Fluency tips
The IELTS/TOEFL Score You Got Says Nothing About Your Real Fluency

The “Unlearn English” Series (Post 7 of 12)
“A number on a certificate was never designed to describe a person.”
The IELTS/TOEFL Score You Got Says Nothing About Your Real Fluency
A high IELTS or TOEFL score opens doors: universities, visas, jobs. It also gets treated, informally and constantly, as a proxy for how well someone actually speaks English. That second use is a mistake the tests themselves were never designed to support, and conflating the two produces some strange, common outcomes: learners with excellent scores who freeze in real conversation, and fluent, confident speakers who test poorly under exam conditions.

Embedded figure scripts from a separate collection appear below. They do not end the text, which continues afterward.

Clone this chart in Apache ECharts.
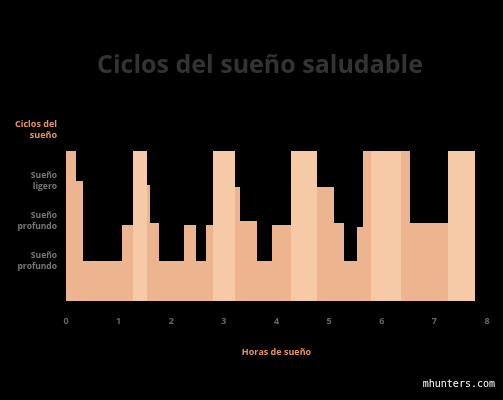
<!DOCTYPE html>
<html><head><meta charset="utf-8">
<script src="https://cdn.jsdelivr.net/npm/echarts@6/dist/echarts.min.js"></script>
<style>html,body{margin:0;padding:0;background:#000;}#c{width:503px;height:400px;}</style>
</head><body><div id="c"></div>
<script>
const segStart = [0,0.19,0.32,1.06,1.27,1.54,1.6,1.77,2.24,2.47,2.66,2.79,3.21,3.31,3.63,3.92,4.28,4.77,5.1,5.29,5.53,5.65,5.8,6.37,6.54,7.26];
const segEnd   = [0.19,0.32,1.06,1.27,1.54,1.6,1.77,2.24,2.47,2.66,2.79,3.21,3.31,3.63,3.92,4.28,4.77,5.1,5.29,5.53,5.65,5.8,6.37,6.54,7.26,7.78];
const segLevel = [3.75,3.0,1.0,1.9,3.75,2.9,1.95,1.0,1.9,1.0,1.9,3.75,2.85,2.0,1.0,1.9,3.75,2.85,1.95,1.0,1.85,3.75,3.75,3.75,1.95,3.75];
const segRem   = [0,0,0,0,1,0,0,0,0,0,0,1,0,0,0,0,1,0,0,0,0,0,1,0,0,1];
const remLabelX = [1.41,3.0,4.52,6.1,7.52];
const yTickLabels = {1:'Sueño\nprofundo',2:'Sueño\nprofundo',3:'Sueño\nligero'};

const segData = segStart.map((s,i)=>[s,segEnd[i],segLevel[i],segRem[i]]);
const chart = echarts.init(document.getElementById('c'));
chart.setOption({
  backgroundColor:'#000',
  grid:{left:66,right:16,top:151,bottom:99},
  xAxis:{type:'value',min:0,max:8,interval:1,
    name:'Horas de sueño',nameLocation:'middle',nameGap:47,
    nameTextStyle:{color:'#e8935f',fontSize:9,fontWeight:'bold',fontFamily:'Open Sans'},
    axisLine:{show:false},axisTick:{show:false},splitLine:{show:false},
    axisLabel:{color:'#666',fontSize:9,fontWeight:'bold',margin:16,fontFamily:'Open Sans'}},
  yAxis:{type:'value',min:0,max:3.75,interval:1,
    axisLine:{show:false},axisTick:{show:false},splitLine:{show:false},
    axisLabel:{color:'#777',fontSize:8.5,fontWeight:'bold',lineHeight:11,margin:9,fontFamily:'Open Sans',
      formatter:v=>yTickLabels[v]||''}},
  graphic:[
    {type:'text',x:260,y:53,style:{text:'Ciclos del sueño saludable',fill:'#333',font:'bold 25px Open Sans',align:'center'}},
    {type:'text',x:57,y:119,style:{text:'Ciclos del\nsueño',fill:'#e8935f',font:'bold 9px Open Sans',align:'right',lineHeight:11}},
    {type:'text',right:8,bottom:11,style:{text:'mhunters.com',fill:'#fff',font:'10px DejaVu Sans Mono'}}
  ],
  series:[
    {type:'custom',data:segData,encode:{x:[0,1],y:2},
     renderItem:(p,api)=>{
       const a=api.coord([api.value(0),api.value(2)]);
       const b=api.coord([api.value(1),0]);
       const x0=Math.round(a[0]), x1=Math.round(b[0]), y0=Math.round(a[1]), y1=Math.round(b[1]);
       const c=api.value(3)?'#f6caa6':'#ecb48f';
       return {type:'rect',shape:{x:x0,y:y0,width:x1-x0,height:y1-y0},style:{fill:c}};
     }},
    {type:'scatter',symbolSize:0,data:remLabelX.map(x=>[x,4.23]),
     label:{show:true,position:'inside',formatter:'REM',color:'#666',fontSize:8.5,fontWeight:'bold',fontFamily:'Open Sans'}}
  ]
});
</script></body></html>
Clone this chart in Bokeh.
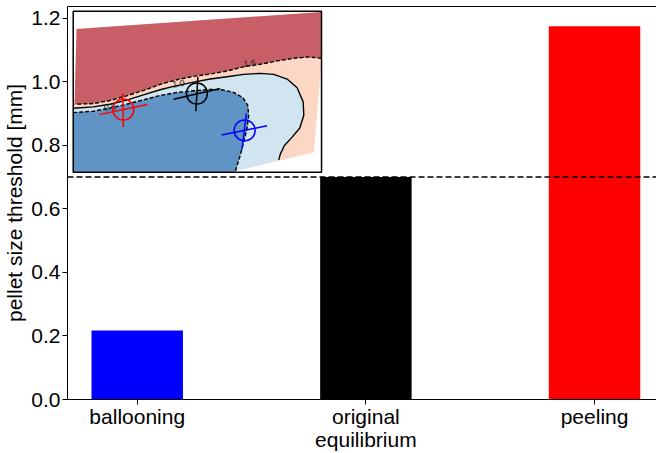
from bokeh.plotting import figure
from bokeh.models import Range1d, FixedTicker, PrintfTickFormatter, LinearAxis, Span
from bokeh.core.properties import value
from bokeh.embed import file_html
from bokeh.resources import INLINE

# ---- main bar data -------------------------------------------------------
categories = ["ballooning", "original\nequilibrium", "peeling"]
thresholds = [0.217, 0.700, 1.175]          # pellet size threshold [mm]
bar_colors = ["#0000ff", "#000000", "#ff0000"]
reference_level = thresholds[1]             # original equilibrium threshold
y_ticks = [0.0, 0.2, 0.4, 0.6, 0.8, 1.0, 1.2]

# ---- inset: stability diagram (inset pixel-like coordinates) -------------
inset_box_u = [40, 783]
inset_box_v = [20, 500]

domain_u = [50, 783, 783, 760, 525, 513, 40, 40, 44]
domain_v = [73, 22, 170, 440, 497, 500, 500, 340, 300]

# region above the 1.5 contour
red_u = [50, 783, 783, 745, 700, 650, 600, 560, 500, 450, 400, 350, 300, 250, 200, 150, 100, 44]
red_v = [73, 22, 160, 156, 160, 168, 178, 183, 198, 207, 214, 224, 238, 256, 272, 286, 295, 297]

# 1.0 contour
c10_u = [40, 100, 150, 200, 250, 300, 340, 400, 450, 500, 550, 600, 640, 680, 710, 728, 730, 718, 695, 672, 660, 655]
c10_v = [309, 305, 297, 285, 269, 254, 244, 231, 222, 215, 208, 205, 208, 222, 248, 290, 330, 368, 395, 420, 445, 463]

# 0.5 contour
c05_u = [40, 100, 150, 200, 250, 300, 350, 400, 450, 485, 520, 548, 562, 565, 560, 550, 538, 525]
c05_v = [322, 318, 308, 297, 284, 271, 262, 257, 253, 254, 262, 278, 300, 330, 370, 410, 455, 497]

bottom_edge_u = [525, 513, 40]
bottom_edge_v = [497, 500, 500]

contour_labels = ["1.5", "1.0", "0.5"]
contour_label_u = [568, 355, 150]
contour_label_v = [176, 236, 306]

marker_u = [190, 410, 553]
marker_v = [313, 265, 375]
marker_colors = ["#ff0000", "#000000", "#0000ff"]
arm1_u0 = [188, 413, 558]; arm1_v0 = [265, 215, 325]
arm1_u1 = [190, 407, 545]; arm1_v1 = [365, 318, 432]
arm2_u0 = [118, 340, 484]; arm2_v0 = [328, 282, 389]
arm2_u1 = [262, 480, 620]; arm2_v1 = [298, 250, 361]

# ---- figure --------------------------------------------------------------
X0, X1 = -0.305, 2.271
Y0, Y1 = 0.0, 1.237
FONT = "Liberation Sans"
FS = "21px"

p = figure(width=656, height=453, x_range=Range1d(X0, X1), y_range=Range1d(Y0, Y1),
           output_backend="svg", toolbar_location=None,
           min_border_left=67, min_border_right=0, min_border_top=6, min_border_bottom=53)
p.grid.visible = False
p.outline_line_color = None
p.background_fill_color = "white"

p.vbar(x=[0, 1, 2], top=thresholds, width=0.4, fill_color=bar_colors, line_color=None)
p.add_layout(Span(location=reference_level, dimension="width", line_color="black",
                  line_width=1.5, line_dash="6 3"))

xa = p.xaxis[0]
xa.ticker = FixedTicker(ticks=[0, 1, 2])
xa.major_label_overrides = {i: c for i, c in enumerate(categories)}
xa.major_label_text_line_height = 1.0

ya = p.yaxis[0]
ya.ticker = FixedTicker(ticks=y_ticks)
ya.formatter = PrintfTickFormatter(format="%.1f")
ya.axis_label = "pellet size threshold [mm]"
ya.axis_label_text_font = FONT
ya.axis_label_text_font_size = FS
ya.axis_label_text_font_style = "normal"
ya.axis_label_text_color = "black"
ya.axis_label_standoff = 2
for ax in (xa, ya):
    ax.major_label_text_font = FONT
    ax.major_label_text_font_size = FS
    ax.major_label_text_color = "black"
    ax.major_tick_out = 5
    ax.major_tick_in = 0
    ax.minor_tick_out = 0
    ax.minor_tick_in = 0
    ax.axis_line_color = "black"
    ax.major_tick_line_color = "black"
ya.major_label_standoff = 2
xa.major_label_standoff = 0

top_axis = LinearAxis(ticker=FixedTicker(ticks=[]), major_label_text_font_size="0px",
                      major_tick_out=0, major_tick_in=0, minor_tick_out=0, minor_tick_in=0,
                      major_label_standoff=0, axis_line_color="black")
p.add_layout(top_axis, "above")

# ---- inset placement (in main data coordinates) --------------------------
inset_x = (-0.280, 0.806)
inset_y = (0.715, 1.222)
su = (inset_box_u[1] - inset_box_u[0]) / (inset_x[1] - inset_x[0])
sv = (inset_box_v[1] - inset_box_v[0]) / (inset_y[1] - inset_y[0])
p.extra_x_ranges = {"inset": Range1d(inset_box_u[0] + (X0 - inset_x[0]) * su,
                                     inset_box_u[0] + (X1 - inset_x[0]) * su)}
p.extra_y_ranges = {"inset": Range1d(inset_box_v[1] + (inset_y[0] - Y0) * sv,
                                     inset_box_v[0] - (Y1 - inset_y[1]) * sv)}
kw = dict(x_range_name="inset", y_range_name="inset")

p.quad(left=[inset_box_u[0]], right=[inset_box_u[1]], top=[inset_box_v[0]],
       bottom=[inset_box_v[1]], fill_color="white", line_color=None, **kw)
p.patch(domain_u, domain_v, fill_color="#fbd7c4", line_color=None, **kw)
p.patch(red_u, red_v, fill_color="#c95f66", line_color=None, **kw)
p.patch(c10_u + bottom_edge_u, c10_v + bottom_edge_v, fill_color="#d1e5f0",
        line_color=None, **kw)
p.patch(c05_u + bottom_edge_u[1:], c05_v + bottom_edge_v[1:], fill_color="#5f94c4",
        line_color=None, **kw)

p.line(red_u[2:], red_v[2:], line_color="black", line_width=1.4, line_dash="4 2", **kw)
p.line(c10_u, c10_v, line_color="black", line_width=1.4, **kw)
p.line(c05_u, c05_v, line_color="black", line_width=1.4, line_dash="4 2", **kw)
p.text(x=contour_label_u, y=contour_label_v, text=contour_labels, angle=0.12,
       text_font=value(FONT), text_font_size="9px", text_color="#222222",
       text_align="center", text_baseline="middle", **kw)

p.scatter(x=marker_u, y=marker_v, marker="circle", size=21, fill_color=None,
          line_color=marker_colors, line_width=1.5, **kw)
p.segment(x0=arm1_u0, y0=arm1_v0, x1=arm1_u1, y1=arm1_v1, line_color=marker_colors,
          line_width=1.5, **kw)
p.segment(x0=arm2_u0, y0=arm2_v0, x1=arm2_u1, y1=arm2_v1, line_color=marker_colors,
          line_width=1.5, **kw)

p.quad(left=[inset_box_u[0]], right=[inset_box_u[1]], top=[inset_box_v[0]],
       bottom=[inset_box_v[1]], fill_color=None, line_color="black", line_width=1.5, **kw)

open("out.html", "w").write(file_html(p, INLINE))
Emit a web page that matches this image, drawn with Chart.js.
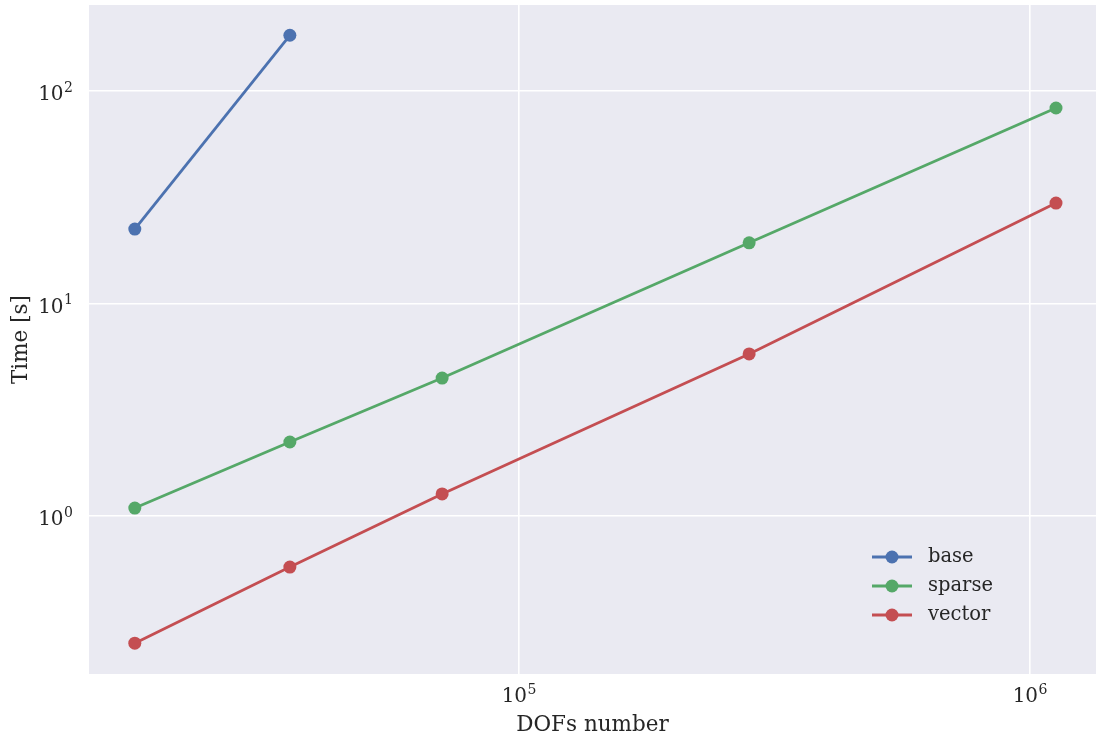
<!DOCTYPE html>
<html>
<head>
<meta charset="utf-8">
<script src="https://cdn.jsdelivr.net/npm/chart.js@4.4.1/dist/chart.umd.min.js"></script>
<style>
  html, body { margin: 0; padding: 0; background: #ffffff; }
  #wrap { width: 1096px; height: 740px; }
</style>
</head>
<body>
<div id="wrap"><canvas id="c" width="1096" height="740"></canvas></div>
<script>
// Problem sizes (degrees of freedom) for each run
const dofs = [17700, 35600, 70700, 282000, 1124000];

// Wall-clock times in seconds per solver variant
const baseTimes   = [22.4, 183];
const sparseTimes = [1.09, 2.23, 4.46, 19.3, 83.2];
const vectorTimes = [0.252, 0.575, 1.27, 5.79, 29.7];

const seriesNames = ['base', 'sparse', 'vector'];

// Decade ticks on each log axis
const xTickValues = [1e5, 1e6];
const yTickValues = [1e0, 1e1, 1e2];

const colors = ['#4C72B0', '#55A868', '#C44E52'];
const serif = "'DejaVu Serif', 'Liberation Serif', serif";
const textColor = '#262626';

function pairs(xs, ys) {
  return ys.map((y, i) => ({ x: xs[i], y: y }));
}

const datasets = [baseTimes, sparseTimes, vectorTimes].map((ys, i) => ({
  label: seriesNames[i],
  data: pairs(dofs, ys),
  borderColor: colors[i],
  backgroundColor: colors[i],
  borderWidth: 2.8,
  pointRadius: 6.5,
  pointHoverRadius: 6.5,
  pointBorderWidth: 0,
  pointBackgroundColor: colors[i],
  tension: 0,
  fill: false
}));

// Grey plotting panel behind the grid
const panelBg = {
  id: 'panelBg',
  beforeDraw(chart) {
    const { ctx, chartArea: a } = chart;
    ctx.save();
    ctx.fillStyle = '#EAEAF2';
    ctx.fillRect(a.left, a.top, a.right - a.left, a.bottom - a.top);
    ctx.restore();
  }
};

// Draws "10" with a raised exponent; align is 'right' or 'center'
function drawPower(ctx, value, x, baseline, align) {
  const exp = String(Math.round(Math.log10(value)));
  ctx.font = '20px ' + serif;
  const wBase = ctx.measureText('10').width;
  ctx.font = '14px ' + serif;
  const wExp = ctx.measureText(exp).width;
  const total = wBase + 0.5 + wExp;
  const left = align === 'right' ? x - total : x - total / 2;
  ctx.textAlign = 'left';
  ctx.textBaseline = 'alphabetic';
  ctx.font = '20px ' + serif;
  ctx.fillText('10', left, baseline);
  ctx.font = '14px ' + serif;
  ctx.fillText(exp, left + wBase + 0.5, baseline - 8.4);
}

// Decade labels for both log axes
const powerTicks = {
  id: 'powerTicks',
  afterDraw(chart) {
    const { ctx, chartArea: a } = chart;
    const xs = chart.scales.x, ys = chart.scales.y;
    ctx.save();
    ctx.fillStyle = textColor;
    xTickValues.forEach(v => {
      drawPower(ctx, v, xs.getPixelForValue(v), a.bottom + 28, 'center');
    });
    yTickValues.forEach(v => {
      drawPower(ctx, v, a.left - 16, ys.getPixelForValue(v) + 9, 'right');
    });
    ctx.restore();
  }
};

// Legend in the lower-right corner: line with a marker, then the name
const lineLegend = {
  id: 'lineLegend',
  afterDatasetsDraw(chart) {
    const { ctx } = chart;
    const x0 = 872, x1 = 912, tx = 928;
    const y0 = 557, dy = 29;
    ctx.save();
    ctx.font = '19.5px ' + serif;
    ctx.textBaseline = 'middle';
    ctx.textAlign = 'left';
    chart.data.datasets.forEach((ds, i) => {
      const y = y0 + i * dy;
      ctx.strokeStyle = ds.borderColor;
      ctx.lineWidth = 2.8;
      ctx.beginPath();
      ctx.moveTo(x0, y);
      ctx.lineTo(x1, y);
      ctx.stroke();
      ctx.fillStyle = ds.borderColor;
      ctx.beginPath();
      ctx.arc((x0 + x1) / 2, y, 6.5, 0, Math.PI * 2);
      ctx.fill();
      ctx.fillStyle = textColor;
      ctx.fillText(ds.label, tx, y);
    });
    ctx.restore();
  }
};

new Chart(document.getElementById('c'), {
  type: 'line',
  data: { datasets },
  plugins: [panelBg, lineLegend, powerTicks],
  options: {
    responsive: false,
    animation: false,
    events: [],
    layout: { autoPadding: false, padding: { top: 5, right: 0, left: 0, bottom: 0 } },
    plugins: {
      legend: { display: false },
      tooltip: { enabled: false }
    },
    scales: {
      x: {
        type: 'logarithmic',
        min: 14400,
        max: 1346000,
        afterBuildTicks(scale) { scale.ticks = xTickValues.map(v => ({ value: v })); },
        afterFit(scale) {
          scale.height = 66;
          scale.paddingLeft = 0;
          scale.paddingRight = 0;
        },
        ticks: { display: false, autoSkip: false },
        grid: { color: '#ffffff', lineWidth: 1.6, drawTicks: false },
        border: { display: false },
        title: {
          display: true,
          text: 'DOFs number',
          font: { family: serif, size: 21.5 },
          color: textColor,
          padding: { top: 0, bottom: 2 }
        }
      },
      y: {
        type: 'logarithmic',
        min: 0.1805,
        max: 254,
        afterBuildTicks(scale) { scale.ticks = yTickValues.map(v => ({ value: v })); },
        afterFit(scale) {
          scale.width = 89;
          scale.paddingTop = 0;
          scale.paddingBottom = 0;
        },
        ticks: { display: false, autoSkip: false },
        grid: { color: '#ffffff', lineWidth: 1.6, drawTicks: false },
        border: { display: false },
        title: {
          display: true,
          text: 'Time [s]',
          font: { family: serif, size: 21.5 },
          color: textColor,
          padding: { top: 9, bottom: 0 }
        }
      }
    }
  }
});
</script>
</body>
</html>
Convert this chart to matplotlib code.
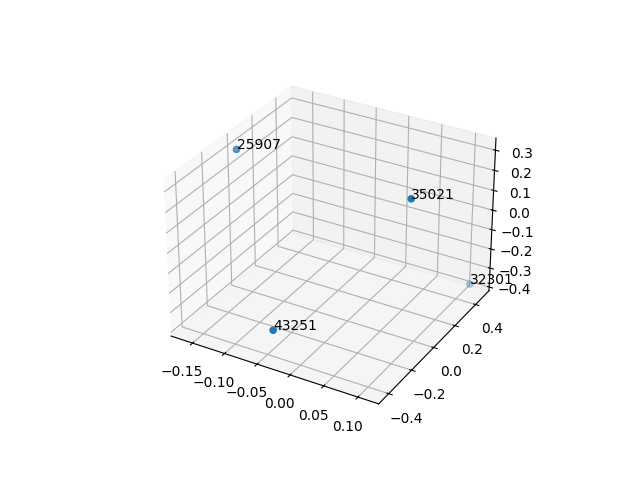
import numpy as np
import matplotlib
matplotlib.use("Agg")
import matplotlib.pyplot as plt

labels = ["25907", "35021", "32301", "43251"]
xs = [-0.164, 0.076, 0.11, -0.037]
ys = [-0.03, 0.10, 0.47, -0.42]
zs = [0.31, 0.22, -0.37, -0.27]

fig = plt.figure(figsize=(6.4, 4.8), dpi=100)
ax = fig.add_subplot(projection="3d")
ax.scatter(xs, ys, zs)
for x, y, z, lab in zip(xs, ys, zs, labels):
    ax.text(x, y, z, lab)

plt.savefig("out.png")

What these tests are actually built to measure. IELTS and TOEFL are standardized instruments designed to predict whether someone can function academically in an English-speaking institution, read dense texts quickly, follow structured lectures, write formal essays under time pressure. That's a real and useful skill set. It overlaps with general fluency, but it isn't the same thing, and the overlap is much smaller than the score's prestige suggests.
Why a high score can hide real gaps. The test rewards a specific, trainable skill set: recognizing question patterns, managing time across sections, producing formulaic academic phrases that examiners are trained to reward. A learner can become excellent at this specific game through targeted test prep without a proportional gain in the ability to argue with a friend, understand a joke, or navigate an unscripted phone call. The score measures test performance under exam conditions, not conversational range.
Why a lower score can hide real strength. The reverse happens too. Someone who's genuinely fluent through years of living, working, or socializing in English can underperform on these tests simply because they never learned the specific format, how to structure a Task 2 essay, how the speaking section is scored, what the examiners are listening for. Their actual fluency and their test score diverge in the opposite direction, and the test gets treated as the more “real” number anyway.
What the score is genuinely useful for. If the goal is admission to an English-language university or a specific visa requirement, these tests measure exactly what they claim to and preparing for them is the right move. If the goal is general fluency and confidence, treat the score as one narrow data point, not a verdict on your English. Ask what you can actually do with the language in situations the test was never built to measure, that's the more honest number.